### WHAT IS NEEDED
Both end lines count: copy exactly from the line that contains "Rebuild this chart" to the line that contains "from matplotlib.ticker import", and only those lines.

### RECORD EXTRACTS

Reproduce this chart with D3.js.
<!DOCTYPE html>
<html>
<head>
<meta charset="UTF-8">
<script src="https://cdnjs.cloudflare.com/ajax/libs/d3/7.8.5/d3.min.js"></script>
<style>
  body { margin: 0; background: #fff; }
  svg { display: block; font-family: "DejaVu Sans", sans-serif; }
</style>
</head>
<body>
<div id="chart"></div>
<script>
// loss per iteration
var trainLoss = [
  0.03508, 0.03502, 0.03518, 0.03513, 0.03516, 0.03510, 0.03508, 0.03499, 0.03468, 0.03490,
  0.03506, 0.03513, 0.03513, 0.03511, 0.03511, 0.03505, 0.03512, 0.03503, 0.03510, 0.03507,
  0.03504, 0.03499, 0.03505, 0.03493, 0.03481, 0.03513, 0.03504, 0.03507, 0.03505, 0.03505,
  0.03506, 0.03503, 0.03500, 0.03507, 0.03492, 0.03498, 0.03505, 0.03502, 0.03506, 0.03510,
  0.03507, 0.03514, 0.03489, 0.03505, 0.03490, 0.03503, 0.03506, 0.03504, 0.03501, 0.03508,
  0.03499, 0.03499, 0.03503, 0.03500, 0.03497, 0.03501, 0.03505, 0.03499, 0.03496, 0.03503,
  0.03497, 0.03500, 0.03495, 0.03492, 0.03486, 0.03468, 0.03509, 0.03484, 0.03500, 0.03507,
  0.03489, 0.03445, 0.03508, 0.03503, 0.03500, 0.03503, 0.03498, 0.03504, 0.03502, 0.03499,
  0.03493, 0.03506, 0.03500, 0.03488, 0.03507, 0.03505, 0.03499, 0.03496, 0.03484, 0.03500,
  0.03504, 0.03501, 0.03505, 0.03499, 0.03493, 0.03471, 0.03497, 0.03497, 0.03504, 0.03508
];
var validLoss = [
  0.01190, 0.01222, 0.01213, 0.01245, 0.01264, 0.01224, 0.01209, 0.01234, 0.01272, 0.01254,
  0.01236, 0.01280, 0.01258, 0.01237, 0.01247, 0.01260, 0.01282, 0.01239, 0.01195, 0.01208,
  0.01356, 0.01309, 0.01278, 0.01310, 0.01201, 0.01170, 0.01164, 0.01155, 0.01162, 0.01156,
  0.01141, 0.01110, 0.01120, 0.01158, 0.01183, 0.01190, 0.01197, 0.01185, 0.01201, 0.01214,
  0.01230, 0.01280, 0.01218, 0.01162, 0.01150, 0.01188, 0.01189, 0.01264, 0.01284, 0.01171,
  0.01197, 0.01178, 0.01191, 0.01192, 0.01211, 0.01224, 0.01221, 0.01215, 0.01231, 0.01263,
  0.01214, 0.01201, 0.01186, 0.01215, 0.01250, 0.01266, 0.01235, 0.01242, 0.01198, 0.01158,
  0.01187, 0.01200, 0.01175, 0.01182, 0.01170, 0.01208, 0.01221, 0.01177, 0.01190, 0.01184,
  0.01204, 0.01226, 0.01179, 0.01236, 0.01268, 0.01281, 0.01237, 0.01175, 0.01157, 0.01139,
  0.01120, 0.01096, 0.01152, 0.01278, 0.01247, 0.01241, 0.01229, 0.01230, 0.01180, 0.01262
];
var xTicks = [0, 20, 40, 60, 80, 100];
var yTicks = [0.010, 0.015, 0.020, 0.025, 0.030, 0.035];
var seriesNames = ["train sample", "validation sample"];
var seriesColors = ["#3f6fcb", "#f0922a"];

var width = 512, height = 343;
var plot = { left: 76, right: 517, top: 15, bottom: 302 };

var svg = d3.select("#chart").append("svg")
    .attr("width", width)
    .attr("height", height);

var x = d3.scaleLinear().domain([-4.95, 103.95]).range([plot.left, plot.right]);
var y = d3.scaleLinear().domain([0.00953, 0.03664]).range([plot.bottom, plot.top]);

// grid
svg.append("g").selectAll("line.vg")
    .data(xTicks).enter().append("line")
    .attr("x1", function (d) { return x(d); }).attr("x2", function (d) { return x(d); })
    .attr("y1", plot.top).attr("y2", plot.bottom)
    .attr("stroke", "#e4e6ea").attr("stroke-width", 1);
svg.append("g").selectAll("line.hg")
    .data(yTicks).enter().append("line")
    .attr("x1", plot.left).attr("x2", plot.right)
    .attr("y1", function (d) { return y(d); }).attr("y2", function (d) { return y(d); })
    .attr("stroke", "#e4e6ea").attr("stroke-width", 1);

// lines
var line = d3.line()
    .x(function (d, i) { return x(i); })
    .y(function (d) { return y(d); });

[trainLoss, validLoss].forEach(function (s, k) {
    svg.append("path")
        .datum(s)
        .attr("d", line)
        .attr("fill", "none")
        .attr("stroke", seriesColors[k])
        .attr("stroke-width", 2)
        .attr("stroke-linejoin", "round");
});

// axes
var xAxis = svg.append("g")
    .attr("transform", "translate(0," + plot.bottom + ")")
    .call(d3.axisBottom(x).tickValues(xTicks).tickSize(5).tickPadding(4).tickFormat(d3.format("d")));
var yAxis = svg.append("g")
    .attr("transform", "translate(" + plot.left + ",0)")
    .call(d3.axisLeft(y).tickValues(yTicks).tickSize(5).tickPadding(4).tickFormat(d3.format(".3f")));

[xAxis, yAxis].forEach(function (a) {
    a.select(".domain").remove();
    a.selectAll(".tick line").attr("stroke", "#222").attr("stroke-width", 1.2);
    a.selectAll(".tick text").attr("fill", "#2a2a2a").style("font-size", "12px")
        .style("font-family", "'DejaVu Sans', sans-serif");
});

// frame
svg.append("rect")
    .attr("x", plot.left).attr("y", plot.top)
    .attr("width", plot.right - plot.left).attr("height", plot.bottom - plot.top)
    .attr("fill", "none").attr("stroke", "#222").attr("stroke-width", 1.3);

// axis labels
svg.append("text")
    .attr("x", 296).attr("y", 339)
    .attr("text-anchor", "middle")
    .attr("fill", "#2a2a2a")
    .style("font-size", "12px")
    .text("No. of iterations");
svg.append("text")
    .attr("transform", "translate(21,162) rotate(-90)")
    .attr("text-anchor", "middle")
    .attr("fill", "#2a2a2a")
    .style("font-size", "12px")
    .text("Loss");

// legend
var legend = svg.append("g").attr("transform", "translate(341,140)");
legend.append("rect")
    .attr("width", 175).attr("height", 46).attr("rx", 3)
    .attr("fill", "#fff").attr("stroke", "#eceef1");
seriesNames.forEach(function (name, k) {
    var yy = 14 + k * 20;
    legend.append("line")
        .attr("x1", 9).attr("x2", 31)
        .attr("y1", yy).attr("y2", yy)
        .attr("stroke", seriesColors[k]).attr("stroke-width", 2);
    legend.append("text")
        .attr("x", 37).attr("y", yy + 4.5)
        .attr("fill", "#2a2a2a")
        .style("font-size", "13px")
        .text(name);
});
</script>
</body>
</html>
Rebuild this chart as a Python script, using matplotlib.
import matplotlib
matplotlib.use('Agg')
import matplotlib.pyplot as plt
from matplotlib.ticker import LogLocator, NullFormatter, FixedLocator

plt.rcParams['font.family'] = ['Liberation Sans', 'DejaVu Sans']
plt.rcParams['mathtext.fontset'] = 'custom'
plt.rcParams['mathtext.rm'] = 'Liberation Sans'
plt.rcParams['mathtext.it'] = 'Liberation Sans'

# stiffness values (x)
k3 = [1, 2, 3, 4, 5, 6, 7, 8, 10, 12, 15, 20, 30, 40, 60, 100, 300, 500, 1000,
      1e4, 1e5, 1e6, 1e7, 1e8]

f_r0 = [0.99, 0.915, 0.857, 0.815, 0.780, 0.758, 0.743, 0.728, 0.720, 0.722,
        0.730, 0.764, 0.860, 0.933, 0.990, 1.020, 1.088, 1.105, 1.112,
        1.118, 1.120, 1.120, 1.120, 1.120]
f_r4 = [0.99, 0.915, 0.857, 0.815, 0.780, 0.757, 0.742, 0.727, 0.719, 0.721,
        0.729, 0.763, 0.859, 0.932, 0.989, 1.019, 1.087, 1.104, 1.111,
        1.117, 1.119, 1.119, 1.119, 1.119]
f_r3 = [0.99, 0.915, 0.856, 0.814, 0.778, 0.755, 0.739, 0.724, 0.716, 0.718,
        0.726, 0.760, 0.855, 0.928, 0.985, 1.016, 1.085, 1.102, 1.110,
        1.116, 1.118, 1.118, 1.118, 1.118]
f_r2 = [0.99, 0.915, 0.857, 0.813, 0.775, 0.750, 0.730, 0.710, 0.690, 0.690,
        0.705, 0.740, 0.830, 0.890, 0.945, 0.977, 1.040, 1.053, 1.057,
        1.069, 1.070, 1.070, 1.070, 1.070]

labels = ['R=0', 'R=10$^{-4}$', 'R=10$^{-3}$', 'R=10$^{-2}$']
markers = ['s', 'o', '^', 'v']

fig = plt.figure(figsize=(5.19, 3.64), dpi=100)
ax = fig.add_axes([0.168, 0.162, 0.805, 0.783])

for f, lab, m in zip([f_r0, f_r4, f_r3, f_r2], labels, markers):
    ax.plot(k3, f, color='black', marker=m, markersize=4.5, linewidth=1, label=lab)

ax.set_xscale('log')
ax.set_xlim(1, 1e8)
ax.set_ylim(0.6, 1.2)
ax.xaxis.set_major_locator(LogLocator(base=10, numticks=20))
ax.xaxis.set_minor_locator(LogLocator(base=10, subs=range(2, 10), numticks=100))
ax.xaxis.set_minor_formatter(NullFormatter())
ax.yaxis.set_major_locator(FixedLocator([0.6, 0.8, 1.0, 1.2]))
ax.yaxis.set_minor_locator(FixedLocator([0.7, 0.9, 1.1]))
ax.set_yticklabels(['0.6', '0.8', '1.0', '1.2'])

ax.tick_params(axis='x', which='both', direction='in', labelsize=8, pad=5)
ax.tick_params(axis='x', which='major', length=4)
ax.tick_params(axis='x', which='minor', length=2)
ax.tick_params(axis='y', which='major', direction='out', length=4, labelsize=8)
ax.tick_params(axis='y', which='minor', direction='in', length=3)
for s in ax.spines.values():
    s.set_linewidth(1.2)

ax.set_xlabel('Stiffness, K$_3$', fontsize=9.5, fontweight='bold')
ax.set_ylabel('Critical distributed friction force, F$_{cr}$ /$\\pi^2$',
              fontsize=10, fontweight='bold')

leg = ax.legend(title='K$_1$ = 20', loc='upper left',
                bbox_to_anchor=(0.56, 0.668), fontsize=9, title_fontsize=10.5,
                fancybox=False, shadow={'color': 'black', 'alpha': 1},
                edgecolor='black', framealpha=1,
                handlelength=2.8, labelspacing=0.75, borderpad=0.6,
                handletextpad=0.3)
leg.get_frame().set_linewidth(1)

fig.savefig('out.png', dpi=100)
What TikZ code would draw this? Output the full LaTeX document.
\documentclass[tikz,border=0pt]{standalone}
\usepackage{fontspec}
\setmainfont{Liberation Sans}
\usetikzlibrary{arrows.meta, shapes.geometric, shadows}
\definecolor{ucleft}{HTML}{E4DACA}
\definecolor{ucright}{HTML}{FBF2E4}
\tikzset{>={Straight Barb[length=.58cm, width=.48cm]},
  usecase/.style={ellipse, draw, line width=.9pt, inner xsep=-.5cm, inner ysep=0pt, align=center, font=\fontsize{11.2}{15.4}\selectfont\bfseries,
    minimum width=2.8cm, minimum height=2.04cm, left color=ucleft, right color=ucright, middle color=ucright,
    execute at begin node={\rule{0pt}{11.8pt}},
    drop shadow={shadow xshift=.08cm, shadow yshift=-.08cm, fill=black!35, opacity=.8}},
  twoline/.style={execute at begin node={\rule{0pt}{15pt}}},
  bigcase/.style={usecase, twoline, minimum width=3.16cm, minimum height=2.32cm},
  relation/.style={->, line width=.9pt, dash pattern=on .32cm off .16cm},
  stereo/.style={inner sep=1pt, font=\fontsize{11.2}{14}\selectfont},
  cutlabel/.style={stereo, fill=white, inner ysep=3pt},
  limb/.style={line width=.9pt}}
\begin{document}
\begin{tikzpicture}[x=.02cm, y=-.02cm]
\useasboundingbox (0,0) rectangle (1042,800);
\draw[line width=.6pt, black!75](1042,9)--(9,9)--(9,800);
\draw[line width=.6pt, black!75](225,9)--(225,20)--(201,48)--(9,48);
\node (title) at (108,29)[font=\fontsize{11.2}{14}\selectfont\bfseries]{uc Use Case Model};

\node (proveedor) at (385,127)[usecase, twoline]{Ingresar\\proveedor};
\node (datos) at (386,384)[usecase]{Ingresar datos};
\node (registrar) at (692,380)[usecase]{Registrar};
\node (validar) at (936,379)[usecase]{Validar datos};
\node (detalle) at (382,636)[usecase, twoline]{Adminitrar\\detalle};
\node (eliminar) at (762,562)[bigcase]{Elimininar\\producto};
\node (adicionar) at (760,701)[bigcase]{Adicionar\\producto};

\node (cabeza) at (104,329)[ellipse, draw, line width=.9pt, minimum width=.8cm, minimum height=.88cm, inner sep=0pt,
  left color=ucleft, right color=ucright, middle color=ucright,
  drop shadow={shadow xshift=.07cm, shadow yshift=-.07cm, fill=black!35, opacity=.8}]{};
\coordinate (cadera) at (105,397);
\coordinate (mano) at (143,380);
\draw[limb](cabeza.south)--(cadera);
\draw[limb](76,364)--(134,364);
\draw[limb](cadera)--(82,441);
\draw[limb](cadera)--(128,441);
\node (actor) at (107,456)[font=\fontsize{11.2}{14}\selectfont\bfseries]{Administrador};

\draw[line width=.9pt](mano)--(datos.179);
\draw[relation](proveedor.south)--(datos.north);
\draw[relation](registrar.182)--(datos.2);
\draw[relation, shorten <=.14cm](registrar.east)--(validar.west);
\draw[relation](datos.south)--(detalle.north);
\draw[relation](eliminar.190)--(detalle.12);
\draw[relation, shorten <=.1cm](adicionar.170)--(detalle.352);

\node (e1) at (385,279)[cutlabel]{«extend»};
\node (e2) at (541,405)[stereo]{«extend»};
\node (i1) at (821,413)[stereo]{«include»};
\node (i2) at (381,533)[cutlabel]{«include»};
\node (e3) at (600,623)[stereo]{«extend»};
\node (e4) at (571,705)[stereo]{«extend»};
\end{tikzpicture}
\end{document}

### WORKED ANSWER
Rebuild this chart as a Python script, using matplotlib.
import matplotlib
matplotlib.use('Agg')
import matplotlib.pyplot as plt
from matplotlib.ticker import LogLocator, NullFormatter, FixedLocator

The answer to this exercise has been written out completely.